▸ **Task brief**:
Quote all of the data exactly as given. Skip every picture it contains.
====== Material for this task ======
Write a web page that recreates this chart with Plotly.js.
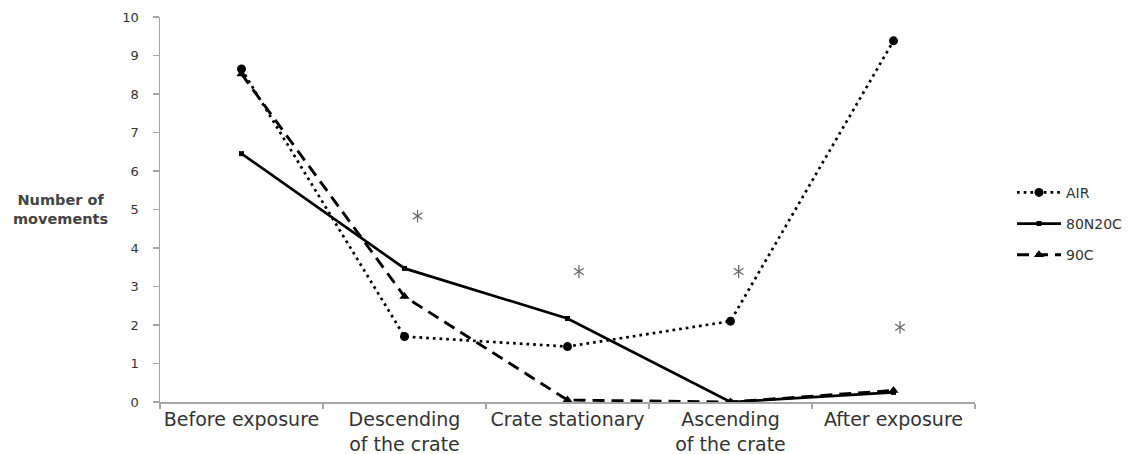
<!DOCTYPE html>
<html>
<head>
<meta charset="utf-8">
<script src="https://cdn.plot.ly/plotly-3.0.1.min.js"></script>
<style>html,body{margin:0;padding:0;background:#fff;}#chart{width:1136px;height:454px;}</style>
</head>
<body>
<div id="chart"></div>
<script>
const categories = ["Before exposure", "Descending<br>of the crate", "Crate stationary", "Ascending<br>of the crate", "After exposure"];
const airValues = [8.65, 1.70, 1.44, 2.10, 9.38];
const n80c20Values = [6.45, 3.47, 2.17, 0.00, 0.25];
const c90Values = [8.52, 2.74, 0.05, 0.00, 0.30];
// significance asterisks: position (category index, slightly right of centre) and height
const starX = [1.08, 2.07, 3.05, 4.04];
const starY = [4.83, 3.39, 3.39, 1.94];
const yTicks = [0,1,2,3,4,5,6,7,8,9,10];

const black = '#000';
const traces = [
  {x: categories, y: airValues, name: 'AIR', mode: 'lines+markers', legendgroup: 'a',
   line: {color: black, width: 2.7, dash: '2.7px,4px'}, marker: {symbol: 'circle', size: 9, color: black}},
  {x: categories, y: n80c20Values, name: '80N20C', mode: 'lines+markers', legendgroup: 'b',
   line: {color: black, width: 2.7}, marker: {symbol: 'square', size: 5, color: black}},
  {x: categories, y: c90Values, name: '90C', mode: 'lines+markers', legendgroup: 'c',
   line: {color: black, width: 2.9, dash: '12px,7px'}, marker: {symbol: 'triangle-up', size: 9, color: black}},
  {x: starX, y: starY, xaxis: 'x2', mode: 'markers', showlegend: false, hoverinfo: 'skip',
   marker: {symbol: 'y-up-open', size: 8, color: '#666', line: {color: '#666', width: 1.2}}},
  {x: starX, y: starY, xaxis: 'x2', mode: 'markers', showlegend: false, hoverinfo: 'skip',
   marker: {symbol: 'y-down-open', size: 8, color: '#666', line: {color: '#666', width: 1.2}}}
];

const layout = {
  width: 1136, height: 454,
  margin: {l: 160, r: 161, t: 17, b: 52, autoexpand: false},
  paper_bgcolor: '#fff', plot_bgcolor: '#fff',
  showlegend: true,
  legend: {x: 1.0454, xanchor: 'left', y: 0.585, yanchor: 'top', tracegroupgap: 10, itemwidth: 44,
           font: {family: 'DejaVu Sans', size: 14, color: '#333'}, bgcolor: 'rgba(0,0,0,0)'},
  xaxis: {type: 'category', range: [-0.5, 4.5], tickson: 'boundaries', ticks: 'outside', ticklen: 5,
          tickangle: 0, automargin: false,
          tickcolor: '#a6a6a6', tickwidth: 1.5, showline: true, linecolor: '#a6a6a6', linewidth: 1.5,
          showgrid: false, zeroline: false, fixedrange: true,
          tickfont: {family: 'DejaVu Sans', size: 19, color: '#333'}},
  xaxis2: {overlaying: 'x', range: [-0.5, 4.5], visible: false, showgrid: false, zeroline: false},
  yaxis: {range: [0, 10], tickvals: yTicks, ticks: 'outside', ticklen: 6, tickcolor: '#a6a6a6', tickwidth: 1.5,
          showline: true, linecolor: '#a6a6a6', linewidth: 1.5, showgrid: false, zeroline: false,
          ticklabelstandoff: 11, automargin: false,
          tickfont: {family: 'DejaVu Sans', size: 13, color: '#333'}},
  annotations: [{text: 'Number of<br>movements', xref: 'paper', yref: 'paper', x: -0.122, y: 0.50,
                 xanchor: 'center', yanchor: 'middle', showarrow: false, align: 'center',
                 font: {family: 'DejaVu Sans', size: 14.5, color: '#444', weight: 'bold'}}]
};

Plotly.newPlot('chart', traces, layout, {displayModeBar: false, staticPlot: true});
</script>
</body>
</html>
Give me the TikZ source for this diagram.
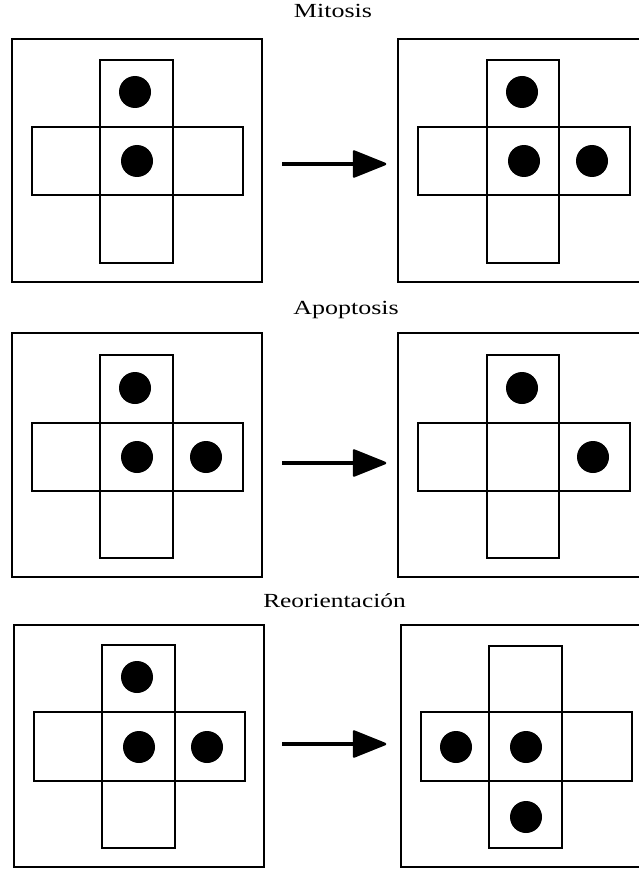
\documentclass[tikz,border=0pt]{standalone}
\usepackage{fontspec}
\setmainfont{Liberation Serif}
\tikzset{
  frame/.style={draw=black, line width=1.8pt},
  cell/.style={draw=black, line width=1.8pt},
  dot/.style={fill=black},
  title/.style={anchor=base, inner sep=0pt, font=\fontsize{20}{23}\selectfont},
  shaft/.style={draw=black, line width=4.5pt},
  head/.style={fill=black, draw=black, line width=2.5pt, line join=round}
}
\newcommand{\bigarrowat}[2]{%
  \coordinate (#1s) at (282,#2);
  \coordinate (#1m) at (356,#2);
  \coordinate (#1e) at (385,#2);
  \draw[shaft] (#1s) -- (#1m);
  \filldraw[head] ($(#1m)+(-2,-12.5)$) -- (#1e) -- ($(#1m)+(-2,12.5)$) -- cycle;
}
\usetikzlibrary{calc}
\begin{document}
\begin{tikzpicture}[x=1pt,y=-1pt]
\useasboundingbox (0,0) rectangle (639,869);
\clip (0,0) rectangle (639,869);
\fill[white] (0,0) rectangle (639,869);

% ---------- Row 1: Mitosis ----------
\node[title] (t1) at (333,18) {\scalebox{1.3}[1]{Mitosis}};
\draw[frame] (12,39) rectangle (262,282);
\draw[cell] (100,60) rectangle (173,263);
\draw[cell] (32,127) rectangle (243,195);
\fill[dot] (135,92) circle (16);
\fill[dot] (137,161) circle (16);
\draw[frame] (398,39) rectangle (650,282);
\draw[cell] (487,60) rectangle (559,263);
\draw[cell] (418,127) rectangle (630,195);
\fill[dot] (522,92) circle (16);
\fill[dot] (524,161) circle (16);
\fill[dot] (592,161) circle (16);
\bigarrowat{a1}{164}

% ---------- Row 2: Apoptosis ----------
\node[title] (t2) at (346,314) {\scalebox{1.3}[1]{Apoptosis}};
\draw[frame] (12,333) rectangle (262,577);
\draw[cell] (100,355) rectangle (173,558);
\draw[cell] (32,423) rectangle (243,491);
\fill[dot] (135,388) circle (16);
\fill[dot] (137,457) circle (16);
\fill[dot] (206,457) circle (16);
\draw[frame] (398,333) rectangle (650,577);
\draw[cell] (487,355) rectangle (559,558);
\draw[cell] (418,423) rectangle (630,491);
\fill[dot] (522,388) circle (16);
\fill[dot] (593,457) circle (16);
\bigarrowat{a2}{463}

% ---------- Row 3: Reorientación ----------
\node[title] (t3) at (334.5,607) {\scalebox{1.27}[1]{Reorientación}};
\draw[frame] (14,625) rectangle (264,867);
\draw[cell] (102,645) rectangle (175,848);
\draw[cell] (34,712) rectangle (245,781);
\fill[dot] (137,677) circle (16);
\fill[dot] (139,747) circle (16);
\fill[dot] (207,747) circle (16);
\draw[frame] (401,625) rectangle (650,867);
\draw[cell] (489,646) rectangle (562,848);
\draw[cell] (421,712) rectangle (632,781);
\fill[dot] (456,747) circle (16);
\fill[dot] (526,747) circle (16);
\fill[dot] (526,817) circle (16);
\bigarrowat{a3}{744}
\end{tikzpicture}
\end{document}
======
▸ **Solution to the problem**:
Write a web page that recreates this chart with Plotly.js.
<!DOCTYPE html>
<html>
<head>
<meta charset="utf-8">
<script src="https://cdn.plot.ly/plotly-3.0.1.min.js"></script>
<style>html,body{margin:0;padding:0;background:#fff;}#chart{width:1136px;height:454px;}</style>
</head>
<body>
<div id="chart"></div>
<script>
const categories = ["Before exposure", "Descending<br>of the crate", "Crate stationary", "Ascending<br>of the crate", "After exposure"];
const airValues = [8.65, 1.70, 1.44, 2.10, 9.38];
const n80c20Values = [6.45, 3.47, 2.17, 0.00, 0.25];
const c90Values = [8.52, 2.74, 0.05, 0.00, 0.30];
// significance asterisks: position (category index, slightly right of centre) and height
const starX = [1.08, 2.07, 3.05, 4.04];
const starY = [4.83, 3.39, 3.39, 1.94];
const yTicks = [0,1,2,3,4,5,6,7,8,9,10];

const black = '#000';
const traces = [
  {x: categories, y: airValues, name: 'AIR', mode: 'lines+markers', legendgroup: 'a',
   line: {color: black, width: 2.7, dash: '2.7px,4px'}, marker: {symbol: 'circle', size: 9, color: black}},
  {x: categories, y: n80c20Values, name: '80N20C', mode: 'lines+markers', legendgroup: 'b',
   line: {color: black, width: 2.7}, marker: {symbol: 'square', size: 5, color: black}},
  {x: categories, y: c90Values, name: '90C', mode: 'lines+markers', legendgroup: 'c',
   line: {color: black, width: 2.9, dash: '12px,7px'}, marker: {symbol: 'triangle-up', size: 9, color: black}},
  {x: starX, y: starY, xaxis: 'x2', mode: 'markers', showlegend: false, hoverinfo: 'skip',
   marker: {symbol: 'y-up-open', size: 8, color: '#666', line: {color: '#666', width: 1.2}}},
  {x: starX, y: starY, xaxis: 'x2', mode: 'markers', showlegend: false, hoverinfo: 'skip',
   marker: {symbol: 'y-down-open', size: 8, color: '#666', line: {color: '#666', width: 1.2}}}
];

const layout = {
  width: 1136, height: 454,
  margin: {l: 160, r: 161, t: 17, b: 52, autoexpand: false},
  paper_bgcolor: '#fff', plot_bgcolor: '#fff',
  showlegend: true,
  legend: {x: 1.0454, xanchor: 'left', y: 0.585, yanchor: 'top', tracegroupgap: 10, itemwidth: 44,
           font: {family: 'DejaVu Sans', size: 14, color: '#333'}, bgcolor: 'rgba(0,0,0,0)'},
  xaxis: {type: 'category', range: [-0.5, 4.5], tickson: 'boundaries', ticks: 'outside', ticklen: 5,
          tickangle: 0, automargin: false,
          tickcolor: '#a6a6a6', tickwidth: 1.5, showline: true, linecolor: '#a6a6a6', linewidth: 1.5,
          showgrid: false, zeroline: false, fixedrange: true,
          tickfont: {family: 'DejaVu Sans', size: 19, color: '#333'}},
  xaxis2: {overlaying: 'x', range: [-0.5, 4.5], visible: false, showgrid: false, zeroline: false},
  yaxis: {range: [0, 10], tickvals: yTicks, ticks: 'outside', ticklen: 6, tickcolor: '#a6a6a6', tickwidth: 1.5,
          showline: true, linecolor: '#a6a6a6', linewidth: 1.5, showgrid: false, zeroline: false,
          ticklabelstandoff: 11, automargin: false,
          tickfont: {family: 'DejaVu Sans', size: 13, color: '#333'}},
  annotations: [{text: 'Number of<br>movements', xref: 'paper', yref: 'paper', x: -0.122, y: 0.50,
                 xanchor: 'center', yanchor: 'middle', showarrow: false, align: 'center',
                 font: {family: 'DejaVu Sans', size: 14.5, color: '#444', weight: 'bold'}}]
};

Plotly.newPlot('chart', traces, layout, {displayModeBar: false, staticPlot: true});
</script>
</body>
</html>
Give me the TikZ source for this diagram.
\documentclass[tikz,border=0pt]{standalone}
\usepackage{fontspec}
\setmainfont{Liberation Serif}
\tikzset{
  frame/.style={draw=black, line width=1.8pt},
  cell/.style={draw=black, line width=1.8pt},
  dot/.style={fill=black},
  title/.style={anchor=base, inner sep=0pt, font=\fontsize{20}{23}\selectfont},
  shaft/.style={draw=black, line width=4.5pt},
  head/.style={fill=black, draw=black, line width=2.5pt, line join=round}
}
\newcommand{\bigarrowat}[2]{%
  \coordinate (#1s) at (282,#2);
  \coordinate (#1m) at (356,#2);
  \coordinate (#1e) at (385,#2);
  \draw[shaft] (#1s) -- (#1m);
  \filldraw[head] ($(#1m)+(-2,-12.5)$) -- (#1e) -- ($(#1m)+(-2,12.5)$) -- cycle;
}
\usetikzlibrary{calc}
\begin{document}
\begin{tikzpicture}[x=1pt,y=-1pt]
\useasboundingbox (0,0) rectangle (639,869);
\clip (0,0) rectangle (639,869);
\fill[white] (0,0) rectangle (639,869);

% ---------- Row 1: Mitosis ----------
\node[title] (t1) at (333,18) {\scalebox{1.3}[1]{Mitosis}};
\draw[frame] (12,39) rectangle (262,282);
\draw[cell] (100,60) rectangle (173,263);
\draw[cell] (32,127) rectangle (243,195);
\fill[dot] (135,92) circle (16);
\fill[dot] (137,161) circle (16);
\draw[frame] (398,39) rectangle (650,282);
\draw[cell] (487,60) rectangle (559,263);
\draw[cell] (418,127) rectangle (630,195);
\fill[dot] (522,92) circle (16);
\fill[dot] (524,161) circle (16);
\fill[dot] (592,161) circle (16);
\bigarrowat{a1}{164}

% ---------- Row 2: Apoptosis ----------
\node[title] (t2) at (346,314) {\scalebox{1.3}[1]{Apoptosis}};
\draw[frame] (12,333) rectangle (262,577);
\draw[cell] (100,355) rectangle (173,558);
\draw[cell] (32,423) rectangle (243,491);
\fill[dot] (135,388) circle (16);
\fill[dot] (137,457) circle (16);
\fill[dot] (206,457) circle (16);
\draw[frame] (398,333) rectangle (650,577);
\draw[cell] (487,355) rectangle (559,558);
\draw[cell] (418,423) rectangle (630,491);
\fill[dot] (522,388) circle (16);
\fill[dot] (593,457) circle (16);
\bigarrowat{a2}{463}

% ---------- Row 3: Reorientación ----------
\node[title] (t3) at (334.5,607) {\scalebox{1.27}[1]{Reorientación}};
\draw[frame] (14,625) rectangle (264,867);
\draw[cell] (102,645) rectangle (175,848);
\draw[cell] (34,712) rectangle (245,781);
\fill[dot] (137,677) circle (16);
\fill[dot] (139,747) circle (16);
\fill[dot] (207,747) circle (16);
\draw[frame] (401,625) rectangle (650,867);
\draw[cell] (489,646) rectangle (562,848);
\draw[cell] (421,712) rectangle (632,781);
\fill[dot] (456,747) circle (16);
\fill[dot] (526,747) circle (16);
\fill[dot] (526,817) circle (16);
\bigarrowat{a3}{744}
\end{tikzpicture}
\end{document}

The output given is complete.